CF1814F Communication Towers

There are $ n $ communication towers, numbered from $ 1 $ to $ n $ , and $ m $ bidirectional wires between them. Each tower has a certain set of frequencies that it accepts, the $ i $ -th of them accepts frequencies from $ l_i $ to $ r_i $ . Let's say that a tower $ b $ is accessible from a tower $ a $ , if there exists a frequency $ x $ and a sequence of towers $ a=v_1, v_2, \dots, v_k=b $ , where consecutive towers in the sequence are directly connected by a wire, and each of them accepts frequency $ x $ . Note that accessibility is not transitive, i. e if $ b $ is accessible from $ a $ and $ c $ is accessible from $ b $ , then $ c $ may not be accessible from $ a $ . Your task is to determine the towers that are accessible from the $ 1 $ -st tower.
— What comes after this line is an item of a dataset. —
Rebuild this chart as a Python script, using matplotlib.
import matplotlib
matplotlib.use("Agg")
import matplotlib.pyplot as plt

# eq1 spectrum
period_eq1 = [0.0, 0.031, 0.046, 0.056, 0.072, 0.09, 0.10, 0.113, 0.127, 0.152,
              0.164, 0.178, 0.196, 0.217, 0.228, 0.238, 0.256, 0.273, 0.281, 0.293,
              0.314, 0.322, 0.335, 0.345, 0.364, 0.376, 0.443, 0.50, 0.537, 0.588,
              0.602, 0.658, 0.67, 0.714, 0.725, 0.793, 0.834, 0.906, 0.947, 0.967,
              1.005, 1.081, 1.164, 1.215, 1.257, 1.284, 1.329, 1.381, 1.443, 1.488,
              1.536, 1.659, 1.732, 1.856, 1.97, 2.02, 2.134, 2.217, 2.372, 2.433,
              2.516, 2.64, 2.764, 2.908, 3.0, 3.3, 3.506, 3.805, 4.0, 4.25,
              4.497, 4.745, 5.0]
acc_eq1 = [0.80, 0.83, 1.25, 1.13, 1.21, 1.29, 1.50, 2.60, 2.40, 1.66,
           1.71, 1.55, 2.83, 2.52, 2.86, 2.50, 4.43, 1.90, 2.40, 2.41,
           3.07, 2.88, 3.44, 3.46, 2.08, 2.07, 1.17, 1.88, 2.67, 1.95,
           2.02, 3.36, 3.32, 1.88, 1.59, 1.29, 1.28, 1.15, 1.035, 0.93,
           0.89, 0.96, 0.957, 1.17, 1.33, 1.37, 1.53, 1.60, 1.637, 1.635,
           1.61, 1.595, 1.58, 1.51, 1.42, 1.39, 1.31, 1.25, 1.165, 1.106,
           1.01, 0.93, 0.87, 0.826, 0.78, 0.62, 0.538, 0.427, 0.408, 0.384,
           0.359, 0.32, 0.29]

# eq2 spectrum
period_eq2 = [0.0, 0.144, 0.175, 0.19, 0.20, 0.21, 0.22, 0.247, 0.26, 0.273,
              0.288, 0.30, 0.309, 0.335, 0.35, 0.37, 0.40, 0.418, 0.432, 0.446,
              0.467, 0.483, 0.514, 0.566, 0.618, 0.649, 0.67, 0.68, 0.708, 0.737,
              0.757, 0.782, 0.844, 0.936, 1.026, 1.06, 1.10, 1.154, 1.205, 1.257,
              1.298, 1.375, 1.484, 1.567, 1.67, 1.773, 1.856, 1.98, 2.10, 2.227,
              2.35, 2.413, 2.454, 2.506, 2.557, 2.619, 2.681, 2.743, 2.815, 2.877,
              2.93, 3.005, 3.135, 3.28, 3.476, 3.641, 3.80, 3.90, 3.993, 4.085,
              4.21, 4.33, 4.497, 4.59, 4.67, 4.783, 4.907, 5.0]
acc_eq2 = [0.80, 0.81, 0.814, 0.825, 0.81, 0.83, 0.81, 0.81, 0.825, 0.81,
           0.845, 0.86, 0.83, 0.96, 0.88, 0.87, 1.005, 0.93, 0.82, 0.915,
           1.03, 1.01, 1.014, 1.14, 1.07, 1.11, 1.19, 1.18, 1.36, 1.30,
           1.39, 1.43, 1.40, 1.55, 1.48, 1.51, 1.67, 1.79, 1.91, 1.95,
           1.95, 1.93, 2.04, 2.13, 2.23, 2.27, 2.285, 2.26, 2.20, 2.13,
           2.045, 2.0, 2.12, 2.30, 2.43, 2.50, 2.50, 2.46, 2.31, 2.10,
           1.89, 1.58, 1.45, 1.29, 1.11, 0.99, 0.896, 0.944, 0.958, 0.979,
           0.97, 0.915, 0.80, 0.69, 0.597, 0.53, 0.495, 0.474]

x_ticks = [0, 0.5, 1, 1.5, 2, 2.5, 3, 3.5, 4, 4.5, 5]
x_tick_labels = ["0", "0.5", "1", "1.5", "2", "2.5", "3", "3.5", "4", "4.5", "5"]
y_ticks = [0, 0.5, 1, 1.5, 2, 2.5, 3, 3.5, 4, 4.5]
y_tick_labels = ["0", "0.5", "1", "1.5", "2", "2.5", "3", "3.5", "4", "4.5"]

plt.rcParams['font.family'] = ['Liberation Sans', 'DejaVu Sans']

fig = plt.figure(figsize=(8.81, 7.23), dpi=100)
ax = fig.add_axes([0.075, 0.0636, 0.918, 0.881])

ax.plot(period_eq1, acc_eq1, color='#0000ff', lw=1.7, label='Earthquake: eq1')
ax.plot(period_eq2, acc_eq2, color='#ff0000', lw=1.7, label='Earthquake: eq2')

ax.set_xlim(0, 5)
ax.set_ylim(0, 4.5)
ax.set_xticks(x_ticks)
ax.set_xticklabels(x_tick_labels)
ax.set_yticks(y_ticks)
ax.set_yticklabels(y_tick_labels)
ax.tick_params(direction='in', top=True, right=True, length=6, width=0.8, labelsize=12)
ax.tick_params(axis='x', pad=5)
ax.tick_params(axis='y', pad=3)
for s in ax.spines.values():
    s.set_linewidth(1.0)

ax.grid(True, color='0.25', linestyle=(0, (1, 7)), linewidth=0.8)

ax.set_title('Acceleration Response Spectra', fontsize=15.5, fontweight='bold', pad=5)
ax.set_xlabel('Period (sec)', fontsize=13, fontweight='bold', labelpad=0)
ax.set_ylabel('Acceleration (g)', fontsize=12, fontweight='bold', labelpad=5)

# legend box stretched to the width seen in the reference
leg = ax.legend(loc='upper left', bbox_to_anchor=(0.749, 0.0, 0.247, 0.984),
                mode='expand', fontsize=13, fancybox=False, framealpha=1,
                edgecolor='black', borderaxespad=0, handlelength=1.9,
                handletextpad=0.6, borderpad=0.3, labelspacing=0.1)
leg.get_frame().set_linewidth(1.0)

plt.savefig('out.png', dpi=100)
The first line contains two integers $ n $ and $ m $ ( $ 1 \le n \le 2 \cdot 10^5 $ ; $ 0 \le m \le 4 \cdot 10^5 $ ) — the number of communication towers and the number of wires, respectively. Then $ n $ lines follows, the $ i $ -th of them contains two integers $ l_i $ and $ r_i $ ( $ 1 \le l_i \le r_i \le 2 \cdot 10^5 $ ) — the boundaries of the acceptable frequencies for the $ i $ -th tower. Then $ m $ lines follows, the $ i $ -th of them contains two integers $ v_i $ and $ u_i $ ( $ 1 \le v_i, u_i \le n $ ; $ v_i \ne u_i $ ) — the $ i $ -th wire that connects towers $ v_i $ and $ u_i $ . There are no two wires connecting the same pair of towers.

In a single line, print distinct integers from $ 1 $ to $ n $ in ascending order — the indices of the communication towers that are accessible from the $ 1 $ -st tower.